Seasonality is an important and sometimes overlooked part of economic and market analysis.  While it's absolutely critical for asset classes like commodities, it's also useful for more traditional assets like equities.  From old sayings like "sell in May" to the "Santa Clause rally" seasonality exists to a greater or lesser extent in the stock market too.

 

The chart below gives you a 2-for-1 look at the average seasonal pattern for the S&P500 and the CBOE VIX (implied volatility). The S&P500 is indexed to 100 at the start of the year and is grown by the average daily change by business day from the period 1990-2015. The VIX is the average level by business day over the same period.

There appears to be a clear pattern of seasonal underperformance for equities around this time of the year, and the tendency is for the VIX to trend upwards to peak around end-September/early-October.
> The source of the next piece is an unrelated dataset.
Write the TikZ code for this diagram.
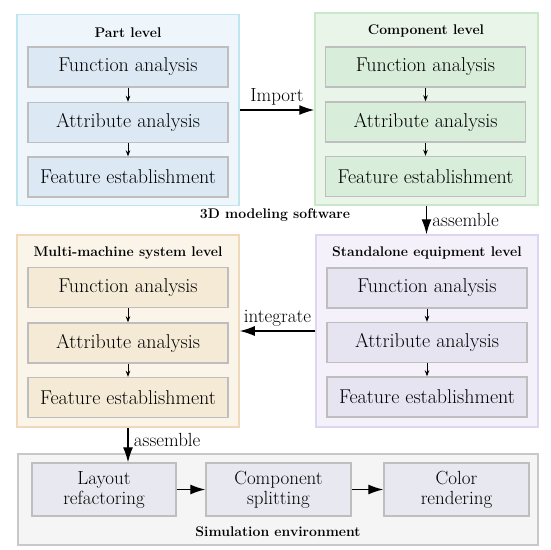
\documentclass[tikz,border=0pt]{standalone}
\usetikzlibrary{arrows.meta,positioning,calc}
\definecolor{partfill}{HTML}{EEF6FB}
\definecolor{partline}{HTML}{BFE6EE}
\definecolor{partstep}{HTML}{DCE9F4}
\definecolor{compfill}{HTML}{EAF5EA}
\definecolor{compline}{HTML}{C8E8C8}
\definecolor{compstep}{HTML}{D8EDDA}
\definecolor{multfill}{HTML}{FBF4E8}
\definecolor{multline}{HTML}{F0D8BA}
\definecolor{multstep}{HTML}{F4EAD6}
\definecolor{standfill}{HTML}{F4F1FA}
\definecolor{standline}{HTML}{DDD6F0}
\definecolor{standstep}{HTML}{E7E4F2}
\definecolor{simfill}{HTML}{F5F5F5}
\definecolor{simline}{HTML}{C8C8C8}
\definecolor{simstep}{HTML}{E8E8F0}
\definecolor{stepline}{HTML}{BEBEBE}

\begin{document}
\begin{tikzpicture}[
  x=1pt, y=-1pt,
  level/.style={draw, line width=1.5pt, minimum width=222pt, minimum height=191pt, inner sep=0pt},
  stepbox/.style={draw=stepline, line width=1.4pt, minimum width=200pt, minimum height=40pt, inner sep=0pt, font=\fontsize{20}{22}\selectfont},
  simbox/.style={stepbox, minimum width=145pt, minimum height=53pt, align=center, font=\fontsize{19}{20}\selectfont, fill=simstep},
  ttl/.style={font=\fontsize{14}{16}\selectfont\bfseries},
  lbl/.style={font=\fontsize{19}{21}\selectfont},
  small/.style={-{Stealth[length=6pt,width=4.5pt]}, line width=0.8pt},
  big/.style={-{Latex[length=15pt,width=10pt]}, line width=1.3pt},
]
\useasboundingbox (0,0) rectangle (550,550);

\node[level, draw=partline, fill=partfill] (part) at (128, 110) {};
\node[level, draw=compline, fill=compfill, minimum width=223pt, minimum height=192pt] (comp) at (426.5, 109) {};
\node[level, draw=multline, fill=multfill, minimum height=192pt] (multi) at (128, 331) {};
\node[level, draw=standline, fill=standfill, minimum height=192pt] (stand) at (427, 331) {};
\node[level, draw=simline, fill=simfill, minimum width=520pt, minimum height=91pt] (sim) at (278, 499.5) {};

\node[ttl] (parttitle) at (128, 33) {Part level};
\node[stepbox, fill=partstep] (pfun) at (128, 67) {Function analysis};
\node[stepbox, fill=partstep] (pattr) at (128, 122.5) {Attribute analysis};
\node[stepbox, fill=partstep] (pfeat) at (128, 177) {Feature establishment};

\node[ttl] (comptitle) at (426, 31) {Component level};
\node[stepbox, fill=compstep] (cfun) at (425.5, 67) {Function analysis};
\node[stepbox, fill=compstep] (cattr) at (425.5, 122) {Attribute analysis};
\node[stepbox, fill=compstep] (cfeat) at (425.5, 176.5) {Feature establishment};

\node[ttl] (multititle) at (128, 253) {Multi-machine system level};
\node[stepbox, fill=multstep] (mfun) at (128, 287.5) {Function analysis};
\node[stepbox, fill=multstep] (mattr) at (128, 343) {Attribute analysis};
\node[stepbox, fill=multstep] (mfeat) at (128, 397.5) {Feature establishment};

\node[ttl] (standtitle) at (427, 253) {Standalone equipment level};
\node[stepbox, fill=standstep] (sfun) at (427, 288) {Function analysis};
\node[stepbox, fill=standstep] (sattr) at (427, 342.5) {Attribute analysis};
\node[stepbox, fill=standstep] (sfeat) at (427, 397) {Feature establishment};

\node[ttl] (software) at (275, 215) {3D modeling software};

\node[simbox, minimum width=144pt] (layout) at (104, 489.5) {Layout\\refactoring};
\node[simbox] (split) at (278.5, 489.5) {Component\\splitting};
\node[simbox] (render) at (456.5, 489.5) {Color\\rendering};
\node[ttl] (simtitle) at (278, 532) {Simulation environment};

\draw[small] (pfun) -- (pattr);
\draw[small] (pattr) -- (pfeat);
\draw[small] (cfun) -- (cattr);
\draw[small] (cattr) -- (cfeat);
\draw[small] (mfun) -- (mattr);
\draw[small] (mattr) -- (mfeat);
\draw[small] (sfun) -- (sattr);
\draw[small] (sattr) -- (sfeat);

\draw[big] (part.east) -- node[lbl, above=1pt] {Import} (part.east -| comp.west);
\draw[big] (comp.south) -- node[lbl, right=2pt] {assemble} (comp.south |- stand.north);
\draw[big] (stand.west) -- node[lbl, above=1pt] {integrate} (multi.east);
\draw[big] (multi.south) -- node[lbl, right=2pt, pos=0.35] {assemble} (multi.south |- layout.north);
\draw[big] (layout) -- (split);
\draw[big] (split) -- (render);

\end{tikzpicture}
\end{document}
While the end of year rally and grind down in the VIX looks tempting the seasonal trend is not your friend at this time of the year, and the next two charts really nail this point home. 

The above graph compares the S&P500 YTD in 2016 to the historical average pattern for the period 1990-2015. I have put the series on different axes as the historical average, by virtue of being an average, moves in a narrower range than the market does in any given year, so using 2 axes gives a better feel for the pattern of movement of each series.  Clearly the S&P500 has been tracking very closely to its historical seasonal pattern - if this continues we will get a sell-off towards the end of September/early October.  It's a similar story for the VIX...

The above graph shows the average level of the CBOE option implied volatility index for the S&P500 (VIX) across the period 1990-2015 and is also compared to the trading of the VIX in 2016 YTD. Aside from the dramatic spikes earlier this year and again around Brexit, the VIX has followed the seasonal tendency to trend down in the first half of the year. Traders of the VIX will want to pay attention then to the historically tendency for the VIX to trend up at this time of the year, climaxing around October.

 

So while there's much more to investment strategy than just looking at seasonal patterns alone, these charts provide a stark and pressing reminder that seasonality can and does exist in the stockmarket; and the seasonal trend is not your friend at this time of the year. 

 

Bottom line: The historical pattern is for the VIX to trend up and the S&P 500 to fall going into September/ October period, this warrants a cautious tactical bias.